Right... Where was I?
Oh, okay... It's a goofy sort of film that will grate on your nerves for about five to ten minutes as it sets up it's tone and characters (badly) before suddenly sucking you into it's, frankly, bonkers mish-mash of ideas and nicely ballanced CGI/Practical Effect visuals that whisk it along through its brief running time. Had it been cast with Johnny Depp and (Insert Prett Boy Flavour De Jour Here) then it would have been a fair hit at the cinema and have a nice poster quote from Elle and Heat magazines giving it four stars. It doesn't... And is all the better for it.
There's not too much to say about 'I Sell The Dead' that won't sort of dilute the WTF? pleasure of seeing it on a rainy afternoon.
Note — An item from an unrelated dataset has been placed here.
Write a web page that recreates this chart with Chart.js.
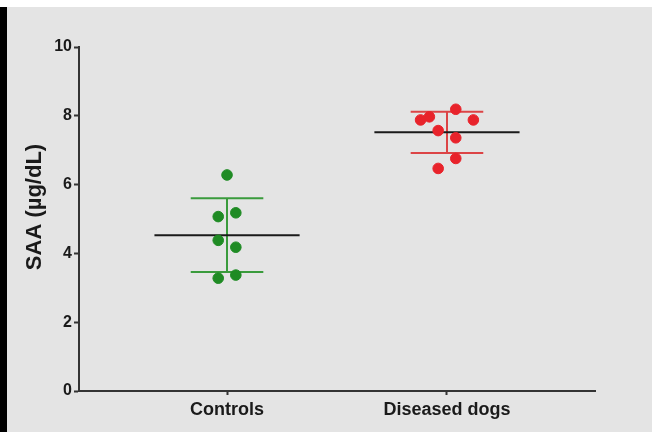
<!DOCTYPE html>
<html>
<head>
<meta charset="utf-8">
<script src="https://cdn.jsdelivr.net/npm/chart.js@4.4.1/dist/chart.umd.min.js"></script>
<style>
  html, body { margin: 0; padding: 0; background: #ffffff; width: 652px; height: 432px; overflow: hidden; }
  #strip { position: absolute; left: 0; top: 7px; width: 7px; height: 425px; background: #000000; }
  #wrap { position: absolute; left: 7px; top: 7px; width: 645px; height: 425px; background: #e4e4e4; }
</style>
</head>
<body>
<div id="strip"></div>
<div id="wrap"><canvas id="chart" width="645" height="425"></canvas></div>
<script>
// groups
var categories = ['Controls', 'Diseased dogs'];
var yTitle = 'SAA (µg/dL)';

// SAA values (µg/dL) and their horizontal scatter around the group position
var controlsValues = [6.28, 5.07, 5.18, 4.38, 4.18, 3.28, 3.37];
var controlsJitter = [0, -0.04, 0.04, -0.04, 0.04, -0.04, 0.04];
var diseasedValues = [8.19, 7.88, 7.97, 7.88, 7.57, 7.36, 6.76, 6.47];
var diseasedJitter = [0.04, -0.12, -0.08, 0.12, -0.04, 0.04, 0.04, -0.04];

// mean and SD per group
var means = [4.53, 7.52];
var sds = [1.07, 0.60];

var yTicks = [0, 2, 4, 6, 8, 10];

var green = '#1f8b24';
var red = '#e8232b';
var greenLine = '#3a9b3c';
var redLine = '#dc4446';

function points(values, jitter, pos) {
    return values.map(function (v, i) { return { x: pos + jitter[i], y: v }; });
}

function hline(pos, y, half) {
    return [{ x: pos - half, y: y }, { x: pos + half, y: y }];
}

function lineSet(data, color, order) {
    return {
        type: 'line',
        data: data,
        borderColor: color,
        borderWidth: 2,
        pointRadius: 0,
        fill: false,
        showLine: true,
        order: order
    };
}

var datasets = [
    {
        data: points(controlsValues, controlsJitter, 1),
        backgroundColor: green, borderColor: green, pointRadius: 5.3, order: 0
    },
    {
        data: points(diseasedValues, diseasedJitter, 2),
        backgroundColor: red, borderColor: red, pointRadius: 5.3, order: 0
    }
];

var lineColors = [greenLine, redLine];
means.forEach(function (m, i) {
    var pos = i + 1;
    datasets.push(lineSet(hline(pos, m + sds[i], 0.165), lineColors[i], 2));
    datasets.push(lineSet(hline(pos, m - sds[i], 0.165), lineColors[i], 2));
    datasets.push(lineSet([{ x: pos, y: m - sds[i] }, { x: pos, y: m + sds[i] }], lineColors[i], 2));
    datasets.push(lineSet(hline(pos, m, 0.33), '#1a1a1a', 1));
});

// y axis title, drawn a bit above the axis centre like in the original
var yTitlePlugin = {
    id: 'yTitle',
    afterDraw: function (chart) {
        var c = chart.ctx;
        c.save();
        c.translate(28, 200);
        c.rotate(-Math.PI / 2);
        c.font = 'bold 22px "Liberation Sans"';
        c.fillStyle = '#1a1a1a';
        c.textAlign = 'center';
        c.textBaseline = 'middle';
        c.fillText(yTitle, 0, 0);
        c.restore();
    }
};

var ctx = document.getElementById('chart');
var chart = new Chart(ctx, {
    type: 'scatter',
    data: { datasets: datasets },
    plugins: [yTitlePlugin],
    options: {
        responsive: false,
        animation: false,
        layout: { padding: { top: 40, right: 57, bottom: 0, left: 0 } },
        plugins: { legend: { display: false }, tooltip: { enabled: false } },
        scales: {
            x: {
                type: 'linear',
                min: 0.327,
                max: 2.673,
                afterBuildTicks: function (scale) {
                    scale.ticks = categories.map(function (c, i) { return { value: i + 1 }; });
                },
                afterFit: function (scale) { scale.height = 41; },
                ticks: {
                    callback: function (v) { return categories[v - 1]; },
                    color: '#1a1a1a',
                    font: { family: 'Liberation Sans', size: 18, weight: 'bold' },
                    padding: 4,
                    maxRotation: 0
                },
                grid: { drawOnChartArea: false, color: '#333333', tickLength: 4, tickWidth: 2 },
                border: { color: '#333333', width: 2 }
            },
            y: {
                min: 0,
                max: 10,
                afterBuildTicks: function (scale) {
                    scale.ticks = yTicks.map(function (v) { return { value: v }; });
                },
                afterFit: function (scale) { scale.width = 72; },
                ticks: {
                    color: '#1a1a1a',
                    font: { family: 'Liberation Sans', size: 16, weight: 'bold' },
                    padding: 2
                },
                grid: { drawOnChartArea: false, color: '#333333', tickLength: 5, tickWidth: 2 },
                border: { color: '#333333', width: 2 }
            }
        }
    }
});
</script>
</body>
</html>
It's like having a ten year old tell you a joke that actually makes you laugh... You start off being polite to respect the effort being made to entertain you but, somewhere along the line, you end up being genuinely entertained... Plus which, it will cost you a charming smile and a pebble to pick up a copy on either DVD or Blu Ray (I can't imagine there being a huge difference in picture quality).
Pick it up, watch it, enjoy it, wonder why it never got the cinema release it deserved... Then brace yourself for a LOT of conversations about 'The Final Destination'.